- SET PROBLEM -
Look through the records below, and copy out every line that holds the string "this".

Stored data entries:
— Begin —

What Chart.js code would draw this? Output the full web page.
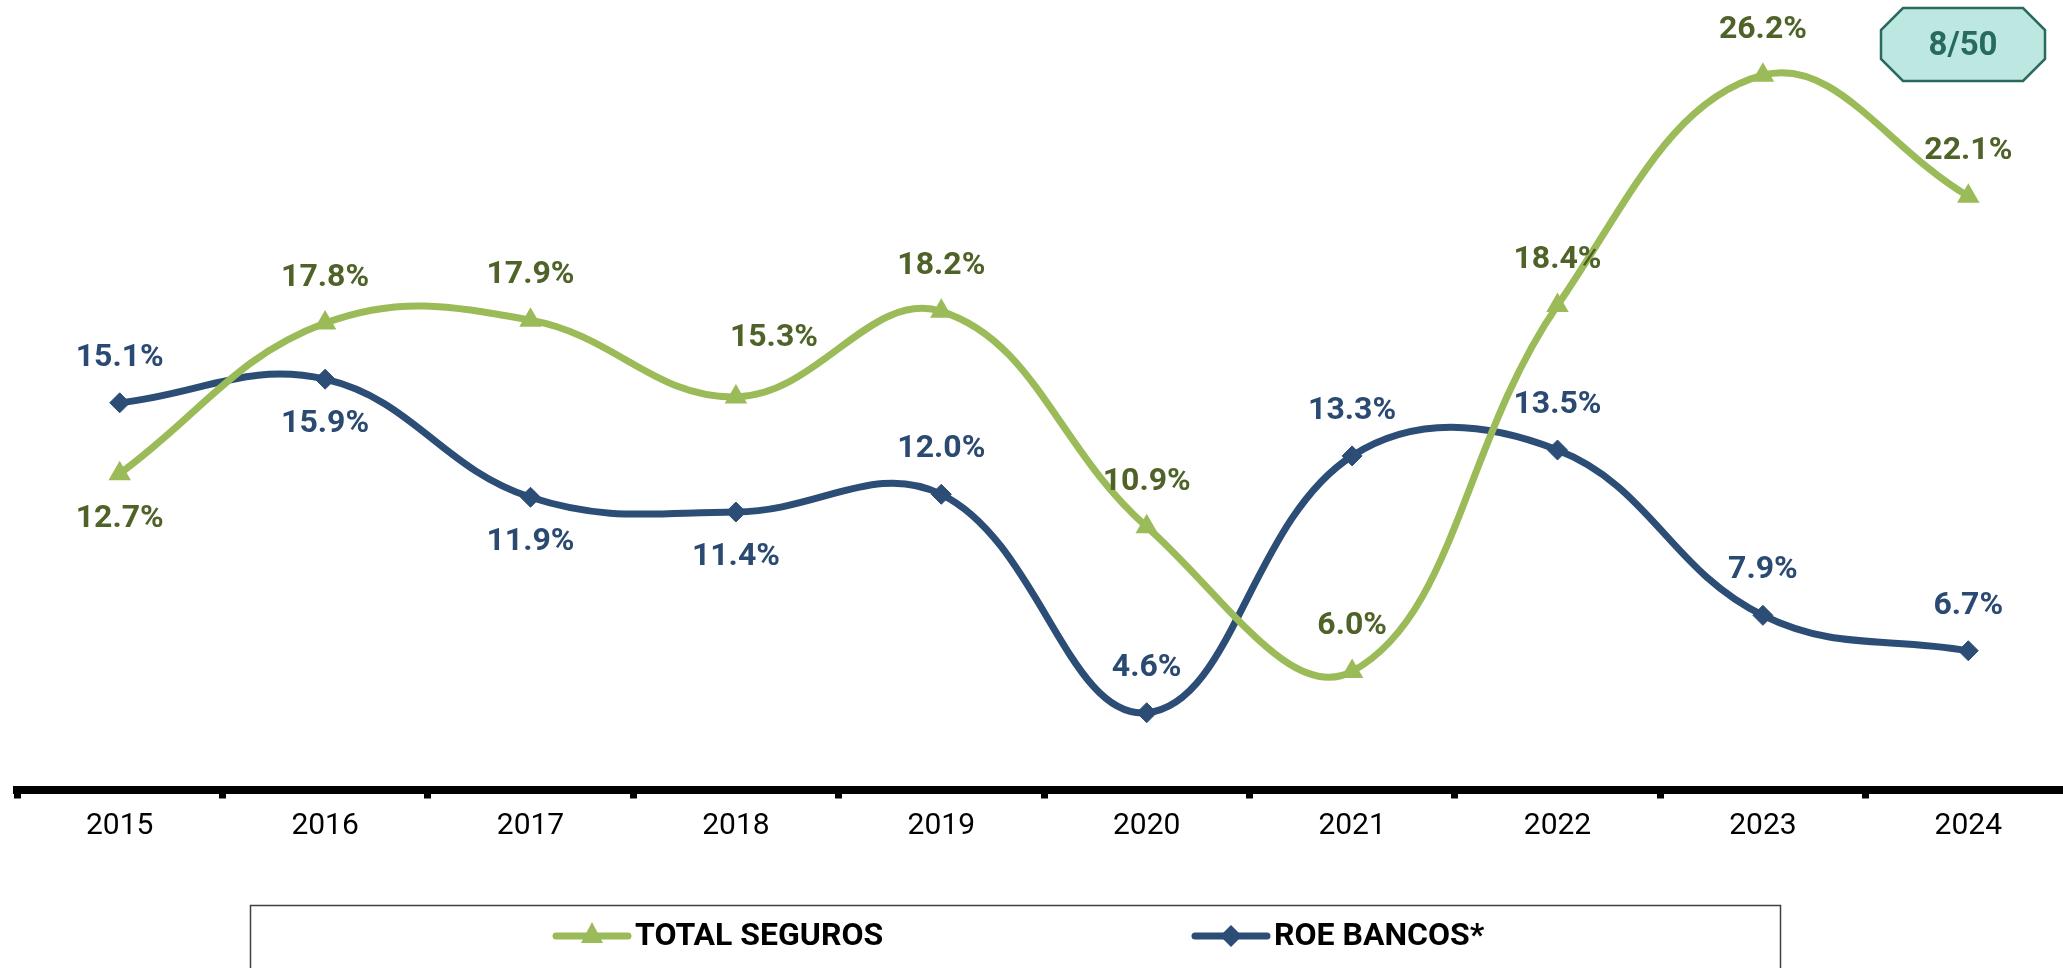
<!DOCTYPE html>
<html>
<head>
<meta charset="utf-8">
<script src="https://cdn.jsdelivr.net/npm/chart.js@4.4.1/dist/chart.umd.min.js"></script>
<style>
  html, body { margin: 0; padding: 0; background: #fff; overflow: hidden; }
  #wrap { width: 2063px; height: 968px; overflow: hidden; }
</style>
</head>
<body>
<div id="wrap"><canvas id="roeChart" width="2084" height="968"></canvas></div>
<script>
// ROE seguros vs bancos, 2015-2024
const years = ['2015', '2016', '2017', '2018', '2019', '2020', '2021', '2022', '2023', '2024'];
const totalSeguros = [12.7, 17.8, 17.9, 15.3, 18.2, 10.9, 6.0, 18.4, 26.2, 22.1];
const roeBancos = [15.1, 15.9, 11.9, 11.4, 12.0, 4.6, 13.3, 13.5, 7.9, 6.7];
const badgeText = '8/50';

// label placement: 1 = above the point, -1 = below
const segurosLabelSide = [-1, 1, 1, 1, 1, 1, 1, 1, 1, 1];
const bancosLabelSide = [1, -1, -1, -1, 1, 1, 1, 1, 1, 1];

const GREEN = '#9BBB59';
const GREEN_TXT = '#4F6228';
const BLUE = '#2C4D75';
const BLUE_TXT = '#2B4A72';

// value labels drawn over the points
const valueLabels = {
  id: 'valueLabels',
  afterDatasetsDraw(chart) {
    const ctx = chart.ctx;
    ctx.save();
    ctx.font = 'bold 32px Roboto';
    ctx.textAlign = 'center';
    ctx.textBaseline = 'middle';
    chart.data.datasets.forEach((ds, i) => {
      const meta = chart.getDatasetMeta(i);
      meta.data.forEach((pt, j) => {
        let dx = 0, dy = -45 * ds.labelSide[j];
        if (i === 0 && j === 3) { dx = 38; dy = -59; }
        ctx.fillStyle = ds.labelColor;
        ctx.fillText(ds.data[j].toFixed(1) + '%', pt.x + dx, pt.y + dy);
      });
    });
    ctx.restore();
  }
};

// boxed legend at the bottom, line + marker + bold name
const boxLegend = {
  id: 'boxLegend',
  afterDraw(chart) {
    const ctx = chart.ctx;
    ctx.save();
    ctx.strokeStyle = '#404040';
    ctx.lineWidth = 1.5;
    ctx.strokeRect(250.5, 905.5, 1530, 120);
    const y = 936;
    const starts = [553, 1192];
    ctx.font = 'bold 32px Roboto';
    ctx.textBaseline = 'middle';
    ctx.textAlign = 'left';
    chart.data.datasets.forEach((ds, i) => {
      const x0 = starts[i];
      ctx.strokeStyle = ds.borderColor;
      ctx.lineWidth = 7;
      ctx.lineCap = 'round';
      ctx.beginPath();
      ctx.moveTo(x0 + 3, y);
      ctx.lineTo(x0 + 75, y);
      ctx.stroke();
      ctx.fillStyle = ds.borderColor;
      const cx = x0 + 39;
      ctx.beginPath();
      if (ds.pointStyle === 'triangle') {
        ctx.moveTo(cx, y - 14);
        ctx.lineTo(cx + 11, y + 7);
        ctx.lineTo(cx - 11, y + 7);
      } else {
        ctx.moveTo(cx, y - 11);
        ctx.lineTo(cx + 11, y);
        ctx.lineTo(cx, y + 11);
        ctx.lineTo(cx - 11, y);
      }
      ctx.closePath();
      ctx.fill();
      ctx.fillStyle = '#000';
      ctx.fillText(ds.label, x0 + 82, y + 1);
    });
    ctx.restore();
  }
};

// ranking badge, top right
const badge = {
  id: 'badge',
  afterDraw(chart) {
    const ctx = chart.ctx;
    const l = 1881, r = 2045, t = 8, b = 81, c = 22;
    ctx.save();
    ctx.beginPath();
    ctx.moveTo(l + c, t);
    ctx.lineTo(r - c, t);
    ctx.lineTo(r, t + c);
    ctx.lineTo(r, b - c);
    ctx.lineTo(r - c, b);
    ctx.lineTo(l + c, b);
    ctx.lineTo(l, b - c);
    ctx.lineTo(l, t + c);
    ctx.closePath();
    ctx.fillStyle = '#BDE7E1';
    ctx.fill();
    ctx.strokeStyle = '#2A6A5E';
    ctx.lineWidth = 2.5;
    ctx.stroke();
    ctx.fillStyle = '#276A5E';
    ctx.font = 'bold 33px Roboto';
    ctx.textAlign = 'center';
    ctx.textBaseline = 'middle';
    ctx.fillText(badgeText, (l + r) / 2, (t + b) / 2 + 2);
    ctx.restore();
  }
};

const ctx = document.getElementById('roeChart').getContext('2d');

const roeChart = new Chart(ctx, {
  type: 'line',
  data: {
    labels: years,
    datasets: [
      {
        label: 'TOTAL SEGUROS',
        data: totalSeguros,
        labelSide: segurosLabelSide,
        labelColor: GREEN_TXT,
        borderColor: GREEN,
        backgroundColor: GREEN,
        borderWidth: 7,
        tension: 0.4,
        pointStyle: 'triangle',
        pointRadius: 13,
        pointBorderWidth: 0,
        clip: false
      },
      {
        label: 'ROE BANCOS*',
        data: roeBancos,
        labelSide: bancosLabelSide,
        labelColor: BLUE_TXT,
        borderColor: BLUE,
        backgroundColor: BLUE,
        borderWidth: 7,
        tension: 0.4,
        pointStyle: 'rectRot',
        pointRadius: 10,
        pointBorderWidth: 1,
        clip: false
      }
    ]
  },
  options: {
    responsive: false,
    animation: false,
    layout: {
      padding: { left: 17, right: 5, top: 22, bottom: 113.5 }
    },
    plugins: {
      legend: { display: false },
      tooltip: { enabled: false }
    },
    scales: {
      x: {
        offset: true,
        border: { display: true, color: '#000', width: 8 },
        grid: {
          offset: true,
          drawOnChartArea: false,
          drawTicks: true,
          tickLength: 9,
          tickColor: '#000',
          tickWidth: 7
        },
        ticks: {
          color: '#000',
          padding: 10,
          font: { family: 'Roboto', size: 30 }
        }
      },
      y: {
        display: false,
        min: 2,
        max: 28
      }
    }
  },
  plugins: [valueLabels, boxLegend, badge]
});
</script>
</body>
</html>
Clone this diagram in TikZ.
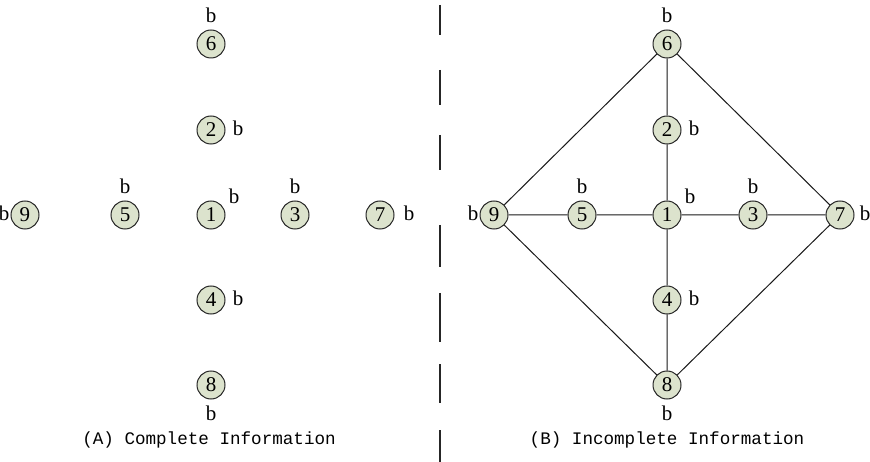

— End —

- THE ANSWER -
What Chart.js code would draw this? Output the full web page.
Clone this diagram in TikZ.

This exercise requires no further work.